(Saved data entries)
++++++++

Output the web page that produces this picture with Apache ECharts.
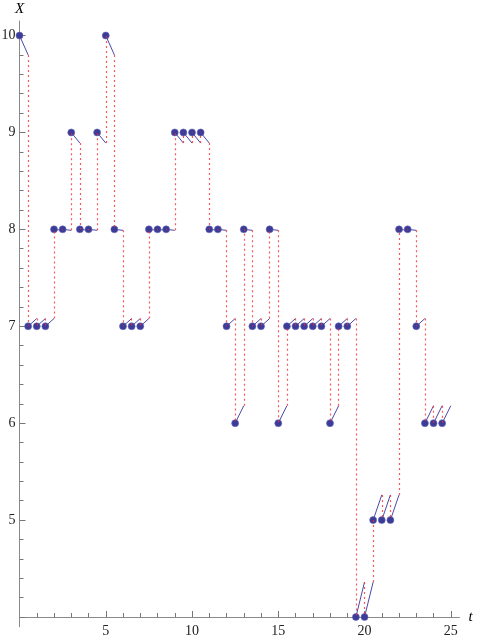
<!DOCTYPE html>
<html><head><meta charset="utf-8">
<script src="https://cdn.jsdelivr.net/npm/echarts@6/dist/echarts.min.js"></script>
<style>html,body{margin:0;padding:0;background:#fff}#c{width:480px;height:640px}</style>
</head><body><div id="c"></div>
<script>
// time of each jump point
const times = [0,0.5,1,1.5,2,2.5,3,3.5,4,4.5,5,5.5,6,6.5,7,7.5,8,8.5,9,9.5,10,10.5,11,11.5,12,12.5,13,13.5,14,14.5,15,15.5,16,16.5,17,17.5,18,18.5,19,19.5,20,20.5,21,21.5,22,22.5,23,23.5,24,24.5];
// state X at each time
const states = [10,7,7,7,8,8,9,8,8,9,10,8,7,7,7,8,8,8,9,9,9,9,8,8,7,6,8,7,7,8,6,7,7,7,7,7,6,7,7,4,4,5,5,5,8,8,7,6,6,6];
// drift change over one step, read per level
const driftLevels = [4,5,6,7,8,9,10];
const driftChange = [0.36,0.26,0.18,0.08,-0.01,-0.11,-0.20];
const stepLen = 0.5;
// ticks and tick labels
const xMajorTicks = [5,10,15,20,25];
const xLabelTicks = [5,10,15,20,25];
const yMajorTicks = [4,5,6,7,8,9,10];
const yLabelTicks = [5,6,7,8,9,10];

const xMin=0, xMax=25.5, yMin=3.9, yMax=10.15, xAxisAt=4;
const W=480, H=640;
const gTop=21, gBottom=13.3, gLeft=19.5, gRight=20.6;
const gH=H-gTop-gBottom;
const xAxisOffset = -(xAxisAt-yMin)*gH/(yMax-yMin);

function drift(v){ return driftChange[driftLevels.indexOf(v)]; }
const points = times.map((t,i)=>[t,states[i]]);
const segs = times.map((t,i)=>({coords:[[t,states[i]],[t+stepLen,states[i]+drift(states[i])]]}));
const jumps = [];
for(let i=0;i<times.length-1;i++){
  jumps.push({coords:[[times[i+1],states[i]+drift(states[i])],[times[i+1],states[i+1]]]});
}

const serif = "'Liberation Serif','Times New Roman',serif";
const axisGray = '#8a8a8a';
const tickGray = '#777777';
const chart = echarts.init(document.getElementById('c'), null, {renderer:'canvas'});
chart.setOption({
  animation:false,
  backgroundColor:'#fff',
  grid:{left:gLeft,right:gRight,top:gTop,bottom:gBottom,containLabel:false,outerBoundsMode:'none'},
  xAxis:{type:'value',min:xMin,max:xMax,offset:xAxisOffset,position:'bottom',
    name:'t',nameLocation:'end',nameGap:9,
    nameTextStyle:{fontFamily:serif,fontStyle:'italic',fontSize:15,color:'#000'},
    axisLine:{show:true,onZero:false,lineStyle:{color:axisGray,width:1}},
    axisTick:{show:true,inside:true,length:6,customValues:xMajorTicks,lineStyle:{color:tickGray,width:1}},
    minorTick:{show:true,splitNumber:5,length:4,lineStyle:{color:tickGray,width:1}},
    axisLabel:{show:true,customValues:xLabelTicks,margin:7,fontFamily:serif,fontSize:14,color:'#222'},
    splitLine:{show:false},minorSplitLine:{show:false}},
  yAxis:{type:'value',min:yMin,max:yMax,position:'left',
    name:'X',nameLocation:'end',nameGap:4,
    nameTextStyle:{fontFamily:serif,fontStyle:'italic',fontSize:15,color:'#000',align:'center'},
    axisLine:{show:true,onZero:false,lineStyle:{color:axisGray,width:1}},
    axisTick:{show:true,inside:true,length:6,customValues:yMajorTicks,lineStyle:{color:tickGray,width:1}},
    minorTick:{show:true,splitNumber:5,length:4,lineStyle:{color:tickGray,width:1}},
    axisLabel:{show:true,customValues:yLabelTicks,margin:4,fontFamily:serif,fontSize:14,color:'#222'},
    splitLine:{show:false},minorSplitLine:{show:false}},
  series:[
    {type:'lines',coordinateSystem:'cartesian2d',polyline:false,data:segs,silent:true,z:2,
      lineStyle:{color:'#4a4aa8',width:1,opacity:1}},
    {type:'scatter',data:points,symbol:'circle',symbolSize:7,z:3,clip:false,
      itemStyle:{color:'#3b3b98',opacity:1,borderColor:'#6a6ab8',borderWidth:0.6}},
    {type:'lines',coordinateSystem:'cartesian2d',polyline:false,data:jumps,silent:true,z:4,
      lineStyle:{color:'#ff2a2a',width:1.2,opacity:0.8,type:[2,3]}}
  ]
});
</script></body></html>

++++++++

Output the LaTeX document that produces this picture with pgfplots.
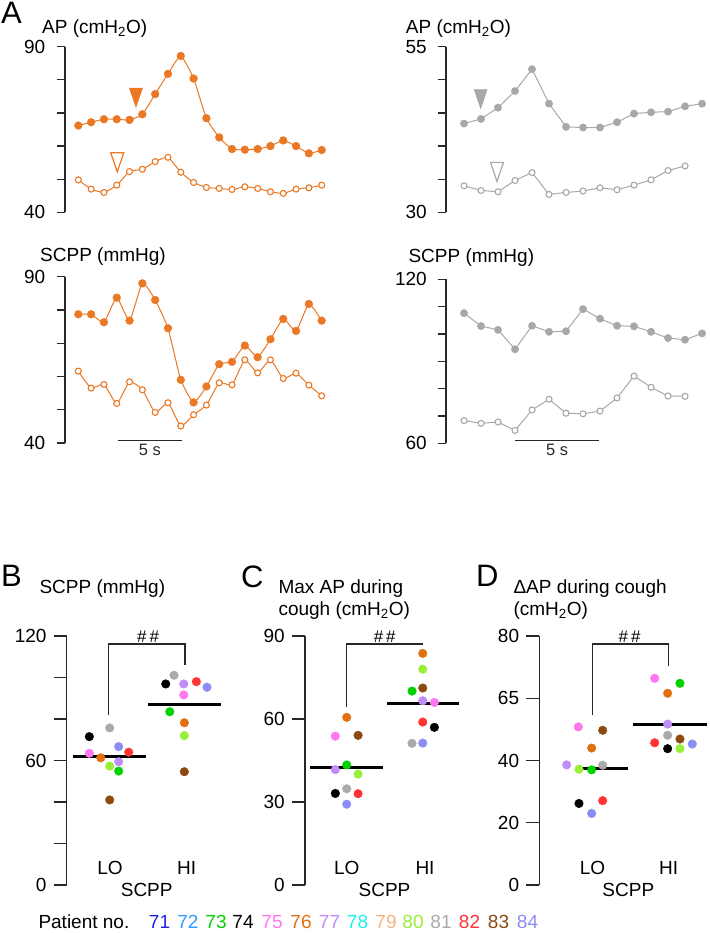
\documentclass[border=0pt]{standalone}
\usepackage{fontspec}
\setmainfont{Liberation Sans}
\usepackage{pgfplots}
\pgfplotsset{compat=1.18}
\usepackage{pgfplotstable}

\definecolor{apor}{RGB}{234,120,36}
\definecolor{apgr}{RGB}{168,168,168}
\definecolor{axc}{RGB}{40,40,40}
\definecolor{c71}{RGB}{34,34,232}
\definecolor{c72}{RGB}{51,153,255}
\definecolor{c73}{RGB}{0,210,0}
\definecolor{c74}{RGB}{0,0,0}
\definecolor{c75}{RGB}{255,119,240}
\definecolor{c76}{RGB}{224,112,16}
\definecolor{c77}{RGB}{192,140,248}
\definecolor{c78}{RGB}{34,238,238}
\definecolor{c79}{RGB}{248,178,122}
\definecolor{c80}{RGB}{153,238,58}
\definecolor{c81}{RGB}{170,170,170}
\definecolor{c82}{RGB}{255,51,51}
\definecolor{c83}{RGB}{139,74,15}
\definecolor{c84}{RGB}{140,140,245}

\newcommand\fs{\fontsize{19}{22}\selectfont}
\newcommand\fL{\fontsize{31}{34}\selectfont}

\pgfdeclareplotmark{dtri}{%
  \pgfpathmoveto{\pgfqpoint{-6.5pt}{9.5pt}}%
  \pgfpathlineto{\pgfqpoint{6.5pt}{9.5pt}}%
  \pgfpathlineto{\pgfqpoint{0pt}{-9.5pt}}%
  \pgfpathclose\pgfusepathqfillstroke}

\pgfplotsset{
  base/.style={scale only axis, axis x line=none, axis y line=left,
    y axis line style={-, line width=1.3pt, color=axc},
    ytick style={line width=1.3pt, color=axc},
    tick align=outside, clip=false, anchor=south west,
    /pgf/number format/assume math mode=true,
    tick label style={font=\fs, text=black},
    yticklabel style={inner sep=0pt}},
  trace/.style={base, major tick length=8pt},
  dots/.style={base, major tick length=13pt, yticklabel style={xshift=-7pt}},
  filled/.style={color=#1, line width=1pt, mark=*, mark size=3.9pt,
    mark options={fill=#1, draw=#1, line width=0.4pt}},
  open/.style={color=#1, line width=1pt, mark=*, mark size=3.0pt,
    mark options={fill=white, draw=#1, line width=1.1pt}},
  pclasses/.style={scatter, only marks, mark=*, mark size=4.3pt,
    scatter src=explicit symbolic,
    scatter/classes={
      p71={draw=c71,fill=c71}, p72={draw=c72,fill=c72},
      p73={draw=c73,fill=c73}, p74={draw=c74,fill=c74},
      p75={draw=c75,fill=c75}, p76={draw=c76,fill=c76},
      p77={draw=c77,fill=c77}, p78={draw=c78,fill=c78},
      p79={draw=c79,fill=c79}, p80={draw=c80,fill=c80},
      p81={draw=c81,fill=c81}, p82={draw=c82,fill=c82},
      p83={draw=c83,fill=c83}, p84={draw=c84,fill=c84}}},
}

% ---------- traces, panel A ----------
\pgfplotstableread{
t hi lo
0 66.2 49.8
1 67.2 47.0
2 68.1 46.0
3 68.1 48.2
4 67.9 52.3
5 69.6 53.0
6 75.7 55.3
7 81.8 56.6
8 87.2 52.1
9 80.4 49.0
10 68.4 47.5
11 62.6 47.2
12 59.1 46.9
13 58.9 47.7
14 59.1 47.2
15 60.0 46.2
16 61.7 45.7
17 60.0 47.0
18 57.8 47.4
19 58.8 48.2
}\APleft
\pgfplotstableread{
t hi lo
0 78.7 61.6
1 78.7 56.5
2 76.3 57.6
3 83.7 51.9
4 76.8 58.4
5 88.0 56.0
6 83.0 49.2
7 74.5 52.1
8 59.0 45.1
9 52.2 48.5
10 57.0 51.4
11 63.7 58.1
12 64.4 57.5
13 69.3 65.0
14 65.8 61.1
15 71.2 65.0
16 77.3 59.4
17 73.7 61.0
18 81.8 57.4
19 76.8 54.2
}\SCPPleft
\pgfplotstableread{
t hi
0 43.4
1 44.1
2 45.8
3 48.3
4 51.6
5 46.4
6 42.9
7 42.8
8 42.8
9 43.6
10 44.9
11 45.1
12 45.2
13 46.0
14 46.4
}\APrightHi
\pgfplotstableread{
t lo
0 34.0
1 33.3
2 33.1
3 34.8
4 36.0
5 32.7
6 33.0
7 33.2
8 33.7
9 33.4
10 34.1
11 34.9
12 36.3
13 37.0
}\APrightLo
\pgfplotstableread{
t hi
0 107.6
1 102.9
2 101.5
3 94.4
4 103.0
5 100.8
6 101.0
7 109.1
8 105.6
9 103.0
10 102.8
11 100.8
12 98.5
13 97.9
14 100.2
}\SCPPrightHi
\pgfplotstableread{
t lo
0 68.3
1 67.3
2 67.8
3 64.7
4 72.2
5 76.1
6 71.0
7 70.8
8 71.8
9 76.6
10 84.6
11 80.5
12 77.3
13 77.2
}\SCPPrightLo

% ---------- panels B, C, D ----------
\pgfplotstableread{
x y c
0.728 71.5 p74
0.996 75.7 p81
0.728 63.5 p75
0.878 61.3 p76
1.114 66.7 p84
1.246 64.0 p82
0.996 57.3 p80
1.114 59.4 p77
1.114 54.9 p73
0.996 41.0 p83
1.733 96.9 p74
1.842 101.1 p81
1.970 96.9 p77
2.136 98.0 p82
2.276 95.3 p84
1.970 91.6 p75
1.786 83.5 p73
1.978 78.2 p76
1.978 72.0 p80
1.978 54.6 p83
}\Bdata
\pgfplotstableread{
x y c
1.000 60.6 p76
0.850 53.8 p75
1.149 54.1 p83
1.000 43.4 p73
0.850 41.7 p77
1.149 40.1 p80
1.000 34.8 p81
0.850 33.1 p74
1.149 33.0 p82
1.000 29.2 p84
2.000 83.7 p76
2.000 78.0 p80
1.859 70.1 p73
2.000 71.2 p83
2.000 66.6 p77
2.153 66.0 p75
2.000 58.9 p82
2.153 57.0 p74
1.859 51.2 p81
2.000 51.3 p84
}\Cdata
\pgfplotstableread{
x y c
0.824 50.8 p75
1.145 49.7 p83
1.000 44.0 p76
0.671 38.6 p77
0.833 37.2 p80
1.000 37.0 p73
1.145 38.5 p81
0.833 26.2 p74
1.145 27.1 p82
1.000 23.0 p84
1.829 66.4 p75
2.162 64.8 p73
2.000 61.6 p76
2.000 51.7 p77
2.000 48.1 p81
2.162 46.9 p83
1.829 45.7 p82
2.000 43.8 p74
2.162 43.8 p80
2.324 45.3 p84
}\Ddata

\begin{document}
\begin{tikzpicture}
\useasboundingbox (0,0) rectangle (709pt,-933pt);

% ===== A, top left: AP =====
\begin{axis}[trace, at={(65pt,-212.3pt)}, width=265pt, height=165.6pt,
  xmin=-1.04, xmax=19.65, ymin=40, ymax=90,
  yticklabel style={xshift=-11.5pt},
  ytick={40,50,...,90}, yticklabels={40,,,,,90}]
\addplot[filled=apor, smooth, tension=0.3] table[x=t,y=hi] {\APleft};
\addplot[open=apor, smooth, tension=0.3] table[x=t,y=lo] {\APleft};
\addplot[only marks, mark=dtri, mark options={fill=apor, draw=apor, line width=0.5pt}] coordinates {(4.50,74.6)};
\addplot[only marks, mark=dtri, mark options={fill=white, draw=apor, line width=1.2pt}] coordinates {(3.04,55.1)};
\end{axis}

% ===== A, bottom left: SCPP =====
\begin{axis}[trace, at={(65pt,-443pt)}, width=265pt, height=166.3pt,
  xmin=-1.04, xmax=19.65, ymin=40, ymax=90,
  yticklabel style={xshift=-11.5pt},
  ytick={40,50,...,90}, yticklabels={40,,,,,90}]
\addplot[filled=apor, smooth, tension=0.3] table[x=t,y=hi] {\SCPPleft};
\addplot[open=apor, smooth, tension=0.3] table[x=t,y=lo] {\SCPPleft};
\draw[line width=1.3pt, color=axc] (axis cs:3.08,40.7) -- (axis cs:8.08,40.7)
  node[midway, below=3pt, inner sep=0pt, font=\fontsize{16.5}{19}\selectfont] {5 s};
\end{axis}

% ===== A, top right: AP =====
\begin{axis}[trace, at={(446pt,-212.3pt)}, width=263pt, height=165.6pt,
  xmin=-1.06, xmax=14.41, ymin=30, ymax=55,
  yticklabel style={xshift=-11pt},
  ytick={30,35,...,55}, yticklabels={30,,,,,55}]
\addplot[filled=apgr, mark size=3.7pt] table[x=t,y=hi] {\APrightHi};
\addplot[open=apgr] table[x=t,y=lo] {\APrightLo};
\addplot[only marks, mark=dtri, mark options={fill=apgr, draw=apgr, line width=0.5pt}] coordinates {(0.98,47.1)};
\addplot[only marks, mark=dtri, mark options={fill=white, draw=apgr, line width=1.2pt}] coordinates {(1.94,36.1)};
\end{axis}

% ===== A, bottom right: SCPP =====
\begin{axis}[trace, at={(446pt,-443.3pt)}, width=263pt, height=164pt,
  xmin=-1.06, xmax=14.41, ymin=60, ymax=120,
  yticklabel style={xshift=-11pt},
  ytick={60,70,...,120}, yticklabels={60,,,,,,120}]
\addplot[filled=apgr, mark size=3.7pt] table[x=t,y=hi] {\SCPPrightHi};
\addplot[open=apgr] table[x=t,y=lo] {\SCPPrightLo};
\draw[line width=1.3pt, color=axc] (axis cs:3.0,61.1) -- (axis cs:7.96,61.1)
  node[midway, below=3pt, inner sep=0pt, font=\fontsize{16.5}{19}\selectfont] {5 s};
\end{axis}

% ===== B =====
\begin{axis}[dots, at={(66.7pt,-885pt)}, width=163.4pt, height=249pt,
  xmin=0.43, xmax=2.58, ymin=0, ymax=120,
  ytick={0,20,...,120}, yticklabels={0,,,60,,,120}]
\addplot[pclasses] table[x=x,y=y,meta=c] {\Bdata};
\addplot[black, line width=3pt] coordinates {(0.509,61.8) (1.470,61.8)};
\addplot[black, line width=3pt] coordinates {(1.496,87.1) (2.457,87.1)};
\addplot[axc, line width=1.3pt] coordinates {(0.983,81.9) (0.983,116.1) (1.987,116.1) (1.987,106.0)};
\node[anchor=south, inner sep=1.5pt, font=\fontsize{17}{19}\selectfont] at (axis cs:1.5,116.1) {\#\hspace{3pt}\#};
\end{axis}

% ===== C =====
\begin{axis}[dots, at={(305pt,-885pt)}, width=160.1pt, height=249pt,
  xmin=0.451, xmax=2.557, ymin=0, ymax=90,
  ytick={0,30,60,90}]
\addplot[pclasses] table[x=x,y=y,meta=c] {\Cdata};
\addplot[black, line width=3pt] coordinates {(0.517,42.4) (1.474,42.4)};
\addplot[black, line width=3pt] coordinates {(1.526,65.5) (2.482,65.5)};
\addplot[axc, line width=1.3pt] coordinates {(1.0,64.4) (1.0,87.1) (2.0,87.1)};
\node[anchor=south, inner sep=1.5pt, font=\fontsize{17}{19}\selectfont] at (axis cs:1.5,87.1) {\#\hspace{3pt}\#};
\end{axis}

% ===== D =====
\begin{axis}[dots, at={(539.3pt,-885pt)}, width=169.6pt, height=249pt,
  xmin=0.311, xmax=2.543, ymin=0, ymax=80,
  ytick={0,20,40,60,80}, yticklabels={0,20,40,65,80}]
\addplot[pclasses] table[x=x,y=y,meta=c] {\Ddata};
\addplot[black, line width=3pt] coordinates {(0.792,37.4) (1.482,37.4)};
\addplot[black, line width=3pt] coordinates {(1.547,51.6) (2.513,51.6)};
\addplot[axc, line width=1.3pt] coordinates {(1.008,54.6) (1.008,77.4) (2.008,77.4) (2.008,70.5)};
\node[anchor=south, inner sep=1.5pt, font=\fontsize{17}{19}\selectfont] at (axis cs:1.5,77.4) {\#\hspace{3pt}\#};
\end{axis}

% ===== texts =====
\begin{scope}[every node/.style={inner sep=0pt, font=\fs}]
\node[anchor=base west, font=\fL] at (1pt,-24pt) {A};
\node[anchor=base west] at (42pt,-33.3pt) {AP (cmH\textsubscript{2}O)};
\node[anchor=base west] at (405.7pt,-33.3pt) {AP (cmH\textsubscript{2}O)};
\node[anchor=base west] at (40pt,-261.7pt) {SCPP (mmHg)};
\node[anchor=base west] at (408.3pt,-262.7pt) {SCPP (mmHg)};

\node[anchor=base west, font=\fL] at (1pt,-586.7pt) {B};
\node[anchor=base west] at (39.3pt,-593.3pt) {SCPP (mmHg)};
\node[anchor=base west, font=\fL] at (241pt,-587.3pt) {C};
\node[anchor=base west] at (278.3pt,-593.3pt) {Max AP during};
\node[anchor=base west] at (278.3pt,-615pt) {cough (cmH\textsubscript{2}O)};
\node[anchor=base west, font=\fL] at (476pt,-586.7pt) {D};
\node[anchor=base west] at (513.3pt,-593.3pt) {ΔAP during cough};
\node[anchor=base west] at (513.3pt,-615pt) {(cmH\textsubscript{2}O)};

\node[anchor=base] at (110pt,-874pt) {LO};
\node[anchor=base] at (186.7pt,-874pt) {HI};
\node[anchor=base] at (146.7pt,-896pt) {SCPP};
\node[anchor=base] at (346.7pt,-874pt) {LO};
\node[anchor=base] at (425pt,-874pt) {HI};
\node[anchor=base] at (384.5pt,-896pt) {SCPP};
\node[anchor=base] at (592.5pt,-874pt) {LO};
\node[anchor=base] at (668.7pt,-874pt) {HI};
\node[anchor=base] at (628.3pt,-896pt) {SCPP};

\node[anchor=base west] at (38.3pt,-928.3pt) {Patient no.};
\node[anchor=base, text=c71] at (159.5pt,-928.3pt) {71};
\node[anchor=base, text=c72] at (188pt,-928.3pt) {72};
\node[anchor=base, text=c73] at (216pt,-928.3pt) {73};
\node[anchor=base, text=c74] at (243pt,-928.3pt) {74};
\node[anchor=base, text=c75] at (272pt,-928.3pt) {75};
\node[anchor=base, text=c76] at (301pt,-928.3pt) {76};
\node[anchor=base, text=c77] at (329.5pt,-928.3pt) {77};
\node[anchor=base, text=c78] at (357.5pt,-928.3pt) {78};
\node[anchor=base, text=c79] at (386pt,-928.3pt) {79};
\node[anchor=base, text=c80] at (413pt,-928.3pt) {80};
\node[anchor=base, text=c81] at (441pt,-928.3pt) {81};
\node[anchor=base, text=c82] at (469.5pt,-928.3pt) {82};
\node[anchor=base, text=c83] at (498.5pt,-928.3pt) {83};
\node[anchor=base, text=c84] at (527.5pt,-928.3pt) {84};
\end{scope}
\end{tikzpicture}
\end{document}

++++++++

— Problem requirements —
Find every line that holds "produces" and copy it.

— Response to the task —
Output the web page that produces this picture with Apache ECharts.
Output the LaTeX document that produces this picture with pgfplots.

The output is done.